Dataset extract.

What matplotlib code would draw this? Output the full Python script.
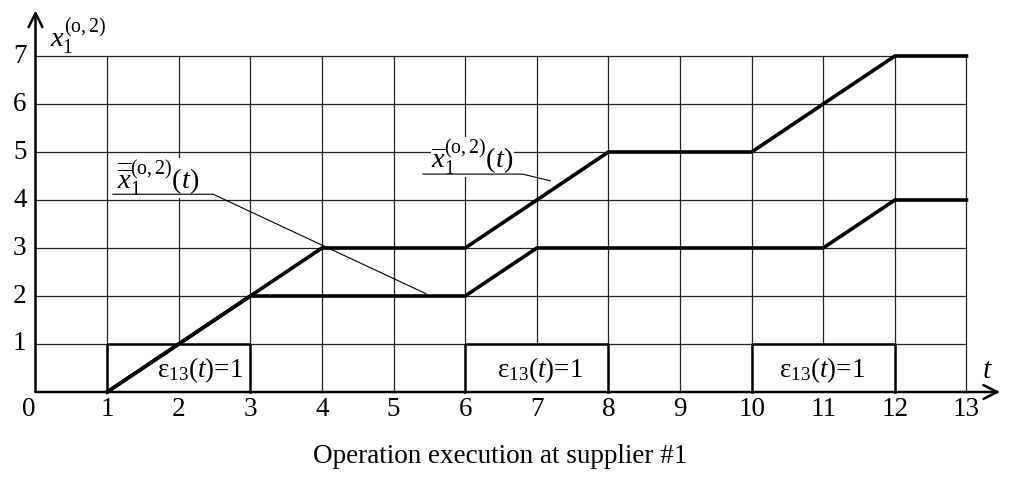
import matplotlib
matplotlib.use("Agg")
import matplotlib.pyplot as plt

plt.rcParams['font.family'] = ['Liberation Serif', 'DejaVu Serif']
plt.rcParams['mathtext.fontset'] = 'custom'
plt.rcParams['mathtext.rm'] = 'Liberation Serif'
plt.rcParams['mathtext.it'] = 'Liberation Serif:italic'
plt.rcParams['mathtext.bf'] = 'Liberation Serif:bold'

# ---- data ----
t_ticks = list(range(0, 14))
y_ticks = list(range(1, 8))
upper_t = [1, 4, 6, 8, 10, 12, 13]
upper_x = [0, 3, 3, 5, 5, 7, 7]
lower_t = [1, 3, 6, 7, 11, 12, 13]
lower_x = [0, 2, 2, 3, 3, 4, 4]
eps_start = [1, 6, 10]
eps_end = [3, 8, 12]
eps_level = 1
eps_label = 'ε$_{13}$($t$)=1'
upper_label = r'$\overline{x}_1^{(\mathrm{o},2)}(t)$'
lower_label = r'$\overline{\overline{x}}_1^{(\mathrm{o},2)}(t)$'
y_label = r'$x_1^{(\mathrm{o},2)}$'
x_label = r'$t$'
caption = 'Operation execution at supplier #1'

FS = 19.5
eps_text_shift = [0.3, 0.05, -0.02]

fig = plt.figure(figsize=(10.13, 4.83), dpi=100)
ax = fig.add_axes([0, 0, 1, 1])
ax.set_xlim(-0.496, 13.65)
ax.set_ylim(-1.896, 8.167)
ax.set_axis_off()

tmax = t_ticks[-1]
ymax = y_ticks[-1]
# grid
for t in t_ticks[1:]:
    ax.plot([t, t], [0, ymax], color='#222222', lw=0.9, zorder=1)
for y in y_ticks:
    ax.plot([0, tmax], [y, y], color='#222222', lw=0.9, zorder=1)

# axes with arrows
ax.annotate('', xy=(13.47, 0), xytext=(0, 0),
            arrowprops=dict(arrowstyle='->', lw=1.8, color='black', mutation_scale=25, shrinkA=0, shrinkB=0), zorder=3)
ax.annotate('', xy=(0, 7.95), xytext=(0, 0),
            arrowprops=dict(arrowstyle='->', lw=1.8, color='black', mutation_scale=25, shrinkA=0, shrinkB=0), zorder=3)

# epsilon boxes
for s, e, dx in zip(eps_start, eps_end, eps_text_shift):
    ax.fill([s, s, e, e], [0, eps_level, eps_level, 0], color='white', zorder=2)
    ax.plot([s, s, e, e], [0, eps_level, eps_level, 0], color='black', lw=1.8, zorder=2.5)
    ax.text((s + e) / 2 + dx, eps_level * 0.46, eps_label, fontsize=FS,
            ha='center', va='center', zorder=4)

# series
ax.plot(upper_t, upper_x, color='black', lw=2.6, solid_joinstyle='miter', zorder=5)
ax.plot(lower_t, lower_x, color='black', lw=2.6, solid_joinstyle='miter', zorder=5)

# tick labels
for t in t_ticks:
    ax.text(t - (0.09 if t == 0 else 0), -0.375, str(t), fontsize=FS, ha='center', va='center')
for y in y_ticks:
    ax.text(-0.22, y, str(y), fontsize=FS, ha='center', va='center')

# annotation for upper line
ax.text(6.1, 4.9, upper_label, fontsize=FS + 1, ha='center', va='center', zorder=6,
        bbox=dict(facecolor='white', edgecolor='none', pad=0))
ax.plot([5.41, 6.8, 7.19], [4.54, 4.54, 4.4], color='black', lw=0.8, zorder=6)

# annotation for lower line
ax.text(1.71, 4.46, lower_label, fontsize=FS + 1, ha='center', va='center', zorder=6,
        bbox=dict(facecolor='white', edgecolor='none', pad=0))
ax.plot([1.08, 2.48, 5.45], [4.12, 4.12, 2.05], color='black', lw=0.8, zorder=6)

# axis labels
ax.text(0.6, 7.42, y_label, fontsize=FS + 1, ha='center', va='center')
ax.text(13.3, 0.44, x_label, fontsize=FS + 2, ha='center', va='center')

ax.text(6.49, -1.35, caption, fontsize=FS, ha='center', va='center')

fig.savefig('out.png', dpi=100)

Task to complete. Copy every line above word for word and exclude the pictures.

The solution.
What matplotlib code would draw this? Output the full Python script.
import matplotlib
matplotlib.use("Agg")
import matplotlib.pyplot as plt

plt.rcParams['font.family'] = ['Liberation Serif', 'DejaVu Serif']
plt.rcParams['mathtext.fontset'] = 'custom'
plt.rcParams['mathtext.rm'] = 'Liberation Serif'
plt.rcParams['mathtext.it'] = 'Liberation Serif:italic'
plt.rcParams['mathtext.bf'] = 'Liberation Serif:bold'

# ---- data ----
t_ticks = list(range(0, 14))
y_ticks = list(range(1, 8))
upper_t = [1, 4, 6, 8, 10, 12, 13]
upper_x = [0, 3, 3, 5, 5, 7, 7]
lower_t = [1, 3, 6, 7, 11, 12, 13]
lower_x = [0, 2, 2, 3, 3, 4, 4]
eps_start = [1, 6, 10]
eps_end = [3, 8, 12]
eps_level = 1
eps_label = 'ε$_{13}$($t$)=1'
upper_label = r'$\overline{x}_1^{(\mathrm{o},2)}(t)$'
lower_label = r'$\overline{\overline{x}}_1^{(\mathrm{o},2)}(t)$'
y_label = r'$x_1^{(\mathrm{o},2)}$'
x_label = r'$t$'
caption = 'Operation execution at supplier #1'

FS = 19.5
eps_text_shift = [0.3, 0.05, -0.02]

fig = plt.figure(figsize=(10.13, 4.83), dpi=100)
ax = fig.add_axes([0, 0, 1, 1])
ax.set_xlim(-0.496, 13.65)
ax.set_ylim(-1.896, 8.167)
ax.set_axis_off()

tmax = t_ticks[-1]
ymax = y_ticks[-1]
# grid
for t in t_ticks[1:]:
    ax.plot([t, t], [0, ymax], color='#222222', lw=0.9, zorder=1)
for y in y_ticks:
    ax.plot([0, tmax], [y, y], color='#222222', lw=0.9, zorder=1)

# axes with arrows
ax.annotate('', xy=(13.47, 0), xytext=(0, 0),
            arrowprops=dict(arrowstyle='->', lw=1.8, color='black', mutation_scale=25, shrinkA=0, shrinkB=0), zorder=3)
ax.annotate('', xy=(0, 7.95), xytext=(0, 0),
            arrowprops=dict(arrowstyle='->', lw=1.8, color='black', mutation_scale=25, shrinkA=0, shrinkB=0), zorder=3)

# epsilon boxes
for s, e, dx in zip(eps_start, eps_end, eps_text_shift):
    ax.fill([s, s, e, e], [0, eps_level, eps_level, 0], color='white', zorder=2)
    ax.plot([s, s, e, e], [0, eps_level, eps_level, 0], color='black', lw=1.8, zorder=2.5)
    ax.text((s + e) / 2 + dx, eps_level * 0.46, eps_label, fontsize=FS,
            ha='center', va='center', zorder=4)

# series
ax.plot(upper_t, upper_x, color='black', lw=2.6, solid_joinstyle='miter', zorder=5)
ax.plot(lower_t, lower_x, color='black', lw=2.6, solid_joinstyle='miter', zorder=5)

# tick labels
for t in t_ticks:
    ax.text(t - (0.09 if t == 0 else 0), -0.375, str(t), fontsize=FS, ha='center', va='center')
for y in y_ticks:
    ax.text(-0.22, y, str(y), fontsize=FS, ha='center', va='center')

# annotation for upper line
ax.text(6.1, 4.9, upper_label, fontsize=FS + 1, ha='center', va='center', zorder=6,
        bbox=dict(facecolor='white', edgecolor='none', pad=0))
ax.plot([5.41, 6.8, 7.19], [4.54, 4.54, 4.4], color='black', lw=0.8, zorder=6)

# annotation for lower line
ax.text(1.71, 4.46, lower_label, fontsize=FS + 1, ha='center', va='center', zorder=6,
        bbox=dict(facecolor='white', edgecolor='none', pad=0))
ax.plot([1.08, 2.48, 5.45], [4.12, 4.12, 2.05], color='black', lw=0.8, zorder=6)

# axis labels
ax.text(0.6, 7.42, y_label, fontsize=FS + 1, ha='center', va='center')
ax.text(13.3, 0.44, x_label, fontsize=FS + 2, ha='center', va='center')

ax.text(6.49, -1.35, caption, fontsize=FS, ha='center', va='center')

fig.savefig('out.png', dpi=100)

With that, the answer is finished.